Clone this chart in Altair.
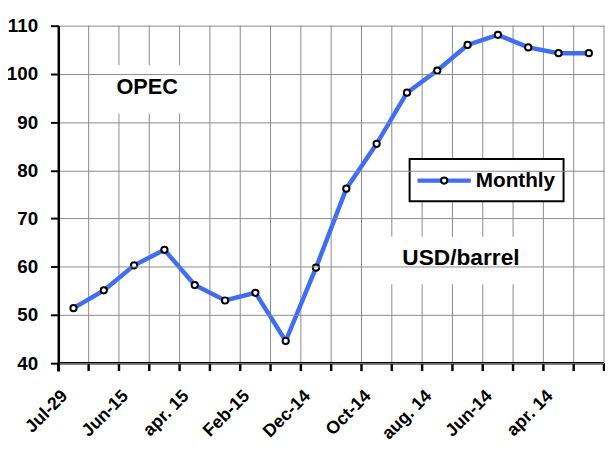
---
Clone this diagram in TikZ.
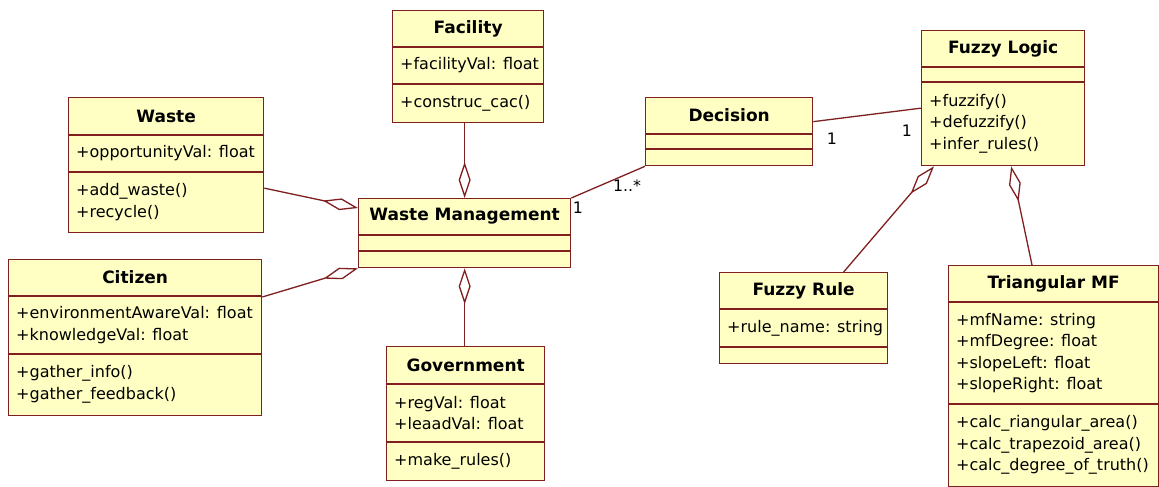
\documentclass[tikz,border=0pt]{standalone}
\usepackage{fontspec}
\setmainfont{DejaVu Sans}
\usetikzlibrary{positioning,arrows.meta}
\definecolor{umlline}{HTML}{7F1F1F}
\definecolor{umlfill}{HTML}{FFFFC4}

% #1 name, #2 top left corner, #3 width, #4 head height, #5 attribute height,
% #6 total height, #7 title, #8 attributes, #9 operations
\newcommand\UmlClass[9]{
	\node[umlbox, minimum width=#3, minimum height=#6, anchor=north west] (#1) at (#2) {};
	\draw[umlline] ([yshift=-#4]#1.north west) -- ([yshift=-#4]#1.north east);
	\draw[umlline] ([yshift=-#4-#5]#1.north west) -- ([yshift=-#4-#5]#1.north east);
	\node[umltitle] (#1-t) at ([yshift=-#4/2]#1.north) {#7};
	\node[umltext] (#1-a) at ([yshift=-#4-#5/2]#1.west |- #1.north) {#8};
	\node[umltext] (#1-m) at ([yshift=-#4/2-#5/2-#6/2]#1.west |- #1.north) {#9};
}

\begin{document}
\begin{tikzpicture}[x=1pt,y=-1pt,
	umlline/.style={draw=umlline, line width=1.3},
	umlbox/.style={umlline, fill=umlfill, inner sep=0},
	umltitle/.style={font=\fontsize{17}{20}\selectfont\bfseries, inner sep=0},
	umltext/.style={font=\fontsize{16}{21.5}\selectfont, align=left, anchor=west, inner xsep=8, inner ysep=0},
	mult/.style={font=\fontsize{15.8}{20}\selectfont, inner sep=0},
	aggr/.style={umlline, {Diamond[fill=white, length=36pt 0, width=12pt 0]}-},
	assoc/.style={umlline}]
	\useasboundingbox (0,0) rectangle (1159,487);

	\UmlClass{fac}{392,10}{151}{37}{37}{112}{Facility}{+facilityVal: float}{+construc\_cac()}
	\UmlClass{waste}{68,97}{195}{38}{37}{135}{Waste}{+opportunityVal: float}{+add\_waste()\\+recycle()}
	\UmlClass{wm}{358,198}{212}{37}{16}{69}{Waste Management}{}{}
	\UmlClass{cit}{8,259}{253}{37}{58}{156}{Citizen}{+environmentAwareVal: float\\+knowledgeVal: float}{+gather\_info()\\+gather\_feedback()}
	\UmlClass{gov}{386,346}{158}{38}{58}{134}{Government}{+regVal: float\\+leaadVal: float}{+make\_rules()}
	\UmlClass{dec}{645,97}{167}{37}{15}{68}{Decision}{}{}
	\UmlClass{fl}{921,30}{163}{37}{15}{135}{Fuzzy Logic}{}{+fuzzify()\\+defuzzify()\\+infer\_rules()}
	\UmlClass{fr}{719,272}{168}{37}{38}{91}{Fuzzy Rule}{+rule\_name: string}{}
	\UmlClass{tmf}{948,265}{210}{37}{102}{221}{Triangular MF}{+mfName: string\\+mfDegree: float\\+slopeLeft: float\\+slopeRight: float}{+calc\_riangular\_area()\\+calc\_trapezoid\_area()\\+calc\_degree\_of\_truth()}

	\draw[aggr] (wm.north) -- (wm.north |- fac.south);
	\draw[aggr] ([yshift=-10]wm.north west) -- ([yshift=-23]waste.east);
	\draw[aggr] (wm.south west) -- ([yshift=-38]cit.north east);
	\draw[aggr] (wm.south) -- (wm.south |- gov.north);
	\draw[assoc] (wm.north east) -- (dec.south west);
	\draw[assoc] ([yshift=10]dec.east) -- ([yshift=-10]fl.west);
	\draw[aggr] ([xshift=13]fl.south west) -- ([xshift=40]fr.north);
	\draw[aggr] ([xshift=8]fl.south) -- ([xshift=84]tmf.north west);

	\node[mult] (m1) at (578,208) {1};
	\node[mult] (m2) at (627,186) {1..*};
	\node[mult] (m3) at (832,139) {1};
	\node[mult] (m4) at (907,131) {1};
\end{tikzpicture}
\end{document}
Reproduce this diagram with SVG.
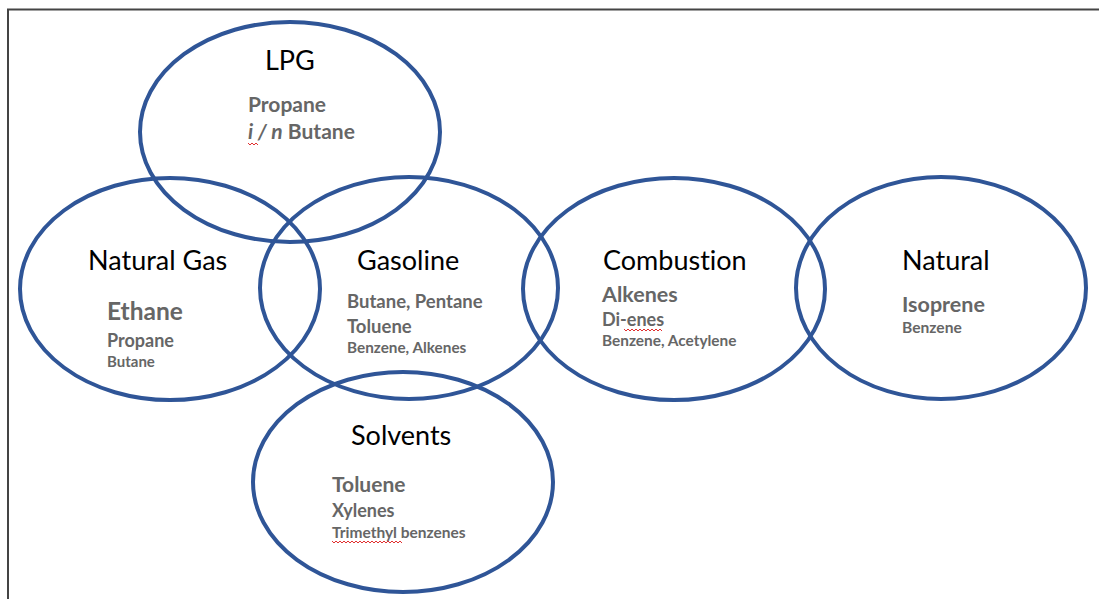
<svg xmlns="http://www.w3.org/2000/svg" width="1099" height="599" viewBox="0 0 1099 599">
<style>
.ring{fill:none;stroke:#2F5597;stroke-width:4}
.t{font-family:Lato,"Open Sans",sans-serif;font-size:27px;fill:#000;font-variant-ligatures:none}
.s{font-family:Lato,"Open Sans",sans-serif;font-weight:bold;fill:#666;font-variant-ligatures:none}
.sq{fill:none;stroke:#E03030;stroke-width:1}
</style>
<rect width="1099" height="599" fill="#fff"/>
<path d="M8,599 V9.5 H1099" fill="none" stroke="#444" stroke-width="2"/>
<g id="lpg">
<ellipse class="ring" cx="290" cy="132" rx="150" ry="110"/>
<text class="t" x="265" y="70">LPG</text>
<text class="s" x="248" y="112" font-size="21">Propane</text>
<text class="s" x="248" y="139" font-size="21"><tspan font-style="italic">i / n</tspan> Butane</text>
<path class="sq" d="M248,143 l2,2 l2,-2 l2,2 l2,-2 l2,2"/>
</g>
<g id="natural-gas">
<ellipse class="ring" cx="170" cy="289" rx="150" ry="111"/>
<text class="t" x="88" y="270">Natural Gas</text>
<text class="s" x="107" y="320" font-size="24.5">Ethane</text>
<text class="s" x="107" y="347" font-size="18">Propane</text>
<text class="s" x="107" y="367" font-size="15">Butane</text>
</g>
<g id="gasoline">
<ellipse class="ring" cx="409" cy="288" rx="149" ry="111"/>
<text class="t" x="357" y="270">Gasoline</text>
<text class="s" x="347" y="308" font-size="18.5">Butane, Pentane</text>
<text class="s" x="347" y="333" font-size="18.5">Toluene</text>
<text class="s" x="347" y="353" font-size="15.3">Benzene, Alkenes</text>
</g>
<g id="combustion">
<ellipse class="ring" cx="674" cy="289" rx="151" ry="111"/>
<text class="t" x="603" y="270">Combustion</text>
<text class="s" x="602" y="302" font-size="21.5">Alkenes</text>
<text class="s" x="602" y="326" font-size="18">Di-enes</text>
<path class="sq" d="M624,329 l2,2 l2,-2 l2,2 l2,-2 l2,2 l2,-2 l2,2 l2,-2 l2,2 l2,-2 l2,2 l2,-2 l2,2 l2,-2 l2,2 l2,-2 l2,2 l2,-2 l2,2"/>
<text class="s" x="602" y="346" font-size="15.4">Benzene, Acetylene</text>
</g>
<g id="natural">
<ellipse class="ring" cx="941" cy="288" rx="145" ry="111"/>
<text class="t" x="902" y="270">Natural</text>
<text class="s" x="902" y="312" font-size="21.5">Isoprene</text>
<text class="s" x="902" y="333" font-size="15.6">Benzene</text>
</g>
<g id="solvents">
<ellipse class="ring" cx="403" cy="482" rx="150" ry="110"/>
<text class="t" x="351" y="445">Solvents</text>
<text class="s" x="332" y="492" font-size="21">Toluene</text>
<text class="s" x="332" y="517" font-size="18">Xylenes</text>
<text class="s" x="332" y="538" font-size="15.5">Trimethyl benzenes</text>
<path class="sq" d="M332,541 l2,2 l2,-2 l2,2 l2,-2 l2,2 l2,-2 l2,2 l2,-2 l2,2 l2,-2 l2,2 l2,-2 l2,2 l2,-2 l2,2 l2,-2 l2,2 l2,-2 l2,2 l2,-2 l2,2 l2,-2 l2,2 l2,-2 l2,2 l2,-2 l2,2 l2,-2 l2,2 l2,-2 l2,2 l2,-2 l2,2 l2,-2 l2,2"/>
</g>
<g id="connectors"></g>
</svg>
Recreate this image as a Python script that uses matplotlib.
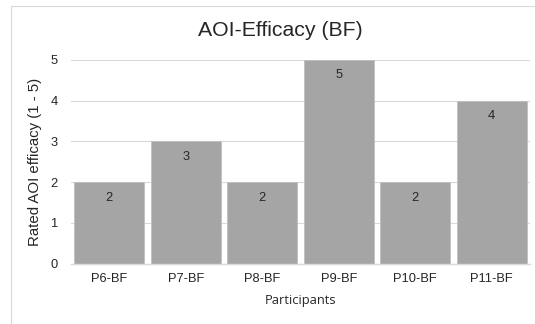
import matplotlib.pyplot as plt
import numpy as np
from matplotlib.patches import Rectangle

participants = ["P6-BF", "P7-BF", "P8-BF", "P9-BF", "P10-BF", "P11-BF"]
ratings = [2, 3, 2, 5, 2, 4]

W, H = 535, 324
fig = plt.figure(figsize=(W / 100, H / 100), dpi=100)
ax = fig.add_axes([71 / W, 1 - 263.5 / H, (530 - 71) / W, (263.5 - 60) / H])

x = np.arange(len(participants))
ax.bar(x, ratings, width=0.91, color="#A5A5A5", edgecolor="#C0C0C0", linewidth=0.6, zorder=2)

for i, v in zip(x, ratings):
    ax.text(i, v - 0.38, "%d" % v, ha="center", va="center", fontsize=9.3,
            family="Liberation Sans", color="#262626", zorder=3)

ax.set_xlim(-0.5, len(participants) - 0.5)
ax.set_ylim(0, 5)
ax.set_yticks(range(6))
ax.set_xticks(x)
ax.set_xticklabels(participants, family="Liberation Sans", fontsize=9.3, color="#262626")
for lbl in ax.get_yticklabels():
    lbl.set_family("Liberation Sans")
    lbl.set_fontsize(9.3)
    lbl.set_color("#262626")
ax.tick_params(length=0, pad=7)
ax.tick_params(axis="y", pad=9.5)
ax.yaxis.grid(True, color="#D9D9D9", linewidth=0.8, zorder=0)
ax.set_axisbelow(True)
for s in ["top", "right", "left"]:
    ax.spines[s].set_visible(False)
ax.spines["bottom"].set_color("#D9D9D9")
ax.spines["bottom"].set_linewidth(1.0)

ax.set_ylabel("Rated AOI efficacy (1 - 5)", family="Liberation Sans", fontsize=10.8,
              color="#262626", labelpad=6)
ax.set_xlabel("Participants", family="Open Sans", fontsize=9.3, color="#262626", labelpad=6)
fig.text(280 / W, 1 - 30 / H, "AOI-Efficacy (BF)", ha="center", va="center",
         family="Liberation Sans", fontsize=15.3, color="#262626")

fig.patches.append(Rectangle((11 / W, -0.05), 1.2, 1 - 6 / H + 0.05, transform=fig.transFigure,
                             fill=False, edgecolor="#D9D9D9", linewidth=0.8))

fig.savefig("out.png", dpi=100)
* * *
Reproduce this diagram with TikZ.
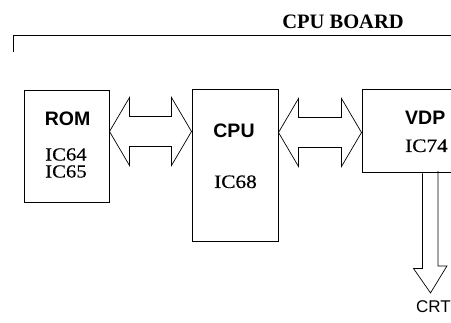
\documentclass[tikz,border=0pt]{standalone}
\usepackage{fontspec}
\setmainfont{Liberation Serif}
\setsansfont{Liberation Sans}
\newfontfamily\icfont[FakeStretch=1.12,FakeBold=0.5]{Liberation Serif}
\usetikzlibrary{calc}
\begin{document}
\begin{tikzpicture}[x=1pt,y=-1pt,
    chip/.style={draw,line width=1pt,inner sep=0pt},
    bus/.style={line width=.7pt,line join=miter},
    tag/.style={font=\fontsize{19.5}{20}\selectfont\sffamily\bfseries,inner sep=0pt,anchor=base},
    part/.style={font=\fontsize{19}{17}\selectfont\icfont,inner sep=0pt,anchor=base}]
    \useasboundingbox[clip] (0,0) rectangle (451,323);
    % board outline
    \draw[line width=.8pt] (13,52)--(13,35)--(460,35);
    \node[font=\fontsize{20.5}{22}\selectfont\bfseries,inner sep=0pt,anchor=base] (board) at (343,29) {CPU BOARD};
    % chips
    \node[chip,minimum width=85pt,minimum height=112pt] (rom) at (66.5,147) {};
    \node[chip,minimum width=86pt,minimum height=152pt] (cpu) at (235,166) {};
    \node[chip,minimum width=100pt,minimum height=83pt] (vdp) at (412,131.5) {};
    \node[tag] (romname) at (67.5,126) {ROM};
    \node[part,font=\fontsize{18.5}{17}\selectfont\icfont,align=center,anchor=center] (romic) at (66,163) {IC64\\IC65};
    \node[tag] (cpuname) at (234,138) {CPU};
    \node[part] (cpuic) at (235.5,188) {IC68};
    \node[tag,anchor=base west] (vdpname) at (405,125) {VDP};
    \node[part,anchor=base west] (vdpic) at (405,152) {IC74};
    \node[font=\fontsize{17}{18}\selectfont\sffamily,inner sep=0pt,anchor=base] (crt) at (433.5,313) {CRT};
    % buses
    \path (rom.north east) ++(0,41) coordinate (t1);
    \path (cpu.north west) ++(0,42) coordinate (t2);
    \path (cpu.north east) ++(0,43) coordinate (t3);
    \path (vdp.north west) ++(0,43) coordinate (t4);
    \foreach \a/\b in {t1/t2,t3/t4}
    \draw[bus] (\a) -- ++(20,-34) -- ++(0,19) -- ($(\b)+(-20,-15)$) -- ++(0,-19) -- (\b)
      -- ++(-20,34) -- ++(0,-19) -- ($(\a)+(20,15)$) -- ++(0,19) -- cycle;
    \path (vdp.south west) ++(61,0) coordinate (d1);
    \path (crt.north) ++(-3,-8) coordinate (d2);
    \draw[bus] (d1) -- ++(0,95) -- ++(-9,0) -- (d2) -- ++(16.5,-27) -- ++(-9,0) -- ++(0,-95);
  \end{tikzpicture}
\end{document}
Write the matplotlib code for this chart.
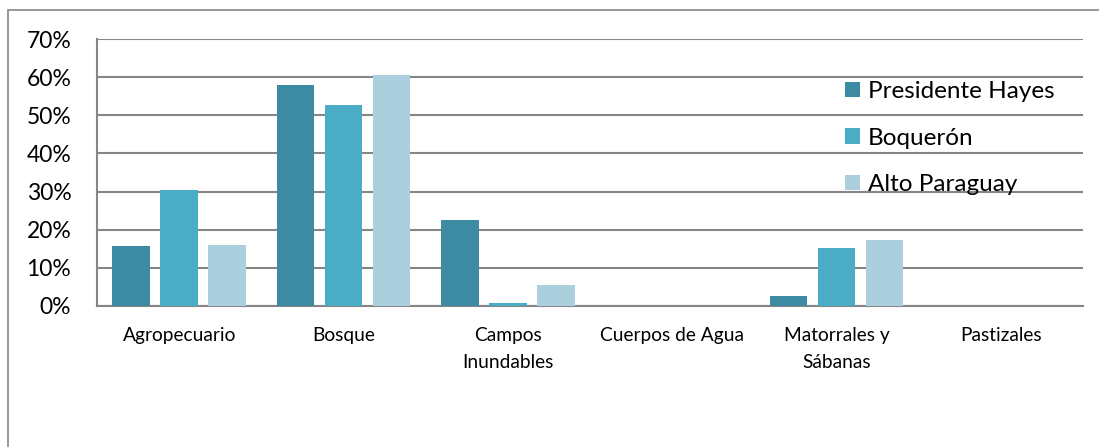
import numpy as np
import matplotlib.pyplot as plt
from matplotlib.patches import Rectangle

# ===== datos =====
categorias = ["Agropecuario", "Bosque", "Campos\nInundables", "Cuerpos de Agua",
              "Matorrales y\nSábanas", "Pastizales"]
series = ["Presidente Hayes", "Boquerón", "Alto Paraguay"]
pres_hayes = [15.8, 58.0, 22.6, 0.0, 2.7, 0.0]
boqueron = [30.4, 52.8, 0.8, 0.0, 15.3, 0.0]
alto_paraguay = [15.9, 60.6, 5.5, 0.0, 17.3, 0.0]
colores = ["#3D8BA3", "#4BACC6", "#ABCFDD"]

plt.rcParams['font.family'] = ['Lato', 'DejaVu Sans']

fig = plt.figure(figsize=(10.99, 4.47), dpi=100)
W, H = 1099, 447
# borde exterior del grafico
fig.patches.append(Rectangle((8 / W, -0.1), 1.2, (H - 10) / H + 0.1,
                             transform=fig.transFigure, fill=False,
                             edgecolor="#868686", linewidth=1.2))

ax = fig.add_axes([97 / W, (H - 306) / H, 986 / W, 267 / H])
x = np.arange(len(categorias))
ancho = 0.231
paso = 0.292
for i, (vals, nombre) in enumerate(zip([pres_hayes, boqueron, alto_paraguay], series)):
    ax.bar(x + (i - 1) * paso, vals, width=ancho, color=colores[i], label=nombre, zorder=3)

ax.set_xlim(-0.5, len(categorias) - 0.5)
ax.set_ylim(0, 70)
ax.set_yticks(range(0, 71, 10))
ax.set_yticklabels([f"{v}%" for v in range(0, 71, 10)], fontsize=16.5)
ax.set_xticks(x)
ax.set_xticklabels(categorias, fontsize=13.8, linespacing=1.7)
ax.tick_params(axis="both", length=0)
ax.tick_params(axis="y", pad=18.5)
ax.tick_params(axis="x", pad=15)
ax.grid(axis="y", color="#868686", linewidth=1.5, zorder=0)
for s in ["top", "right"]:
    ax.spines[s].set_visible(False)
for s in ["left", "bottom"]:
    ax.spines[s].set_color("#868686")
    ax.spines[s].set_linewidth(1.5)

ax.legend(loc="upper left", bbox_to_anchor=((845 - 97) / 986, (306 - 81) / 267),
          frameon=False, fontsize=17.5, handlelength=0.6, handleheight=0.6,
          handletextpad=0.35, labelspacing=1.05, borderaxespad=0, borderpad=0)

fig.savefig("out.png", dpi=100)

▶ _Required task_: Search the data for the string "Clone". List each line that has it.

▶ _Reply to the exercise_:
Clone this chart in Altair.
Clone this diagram in TikZ.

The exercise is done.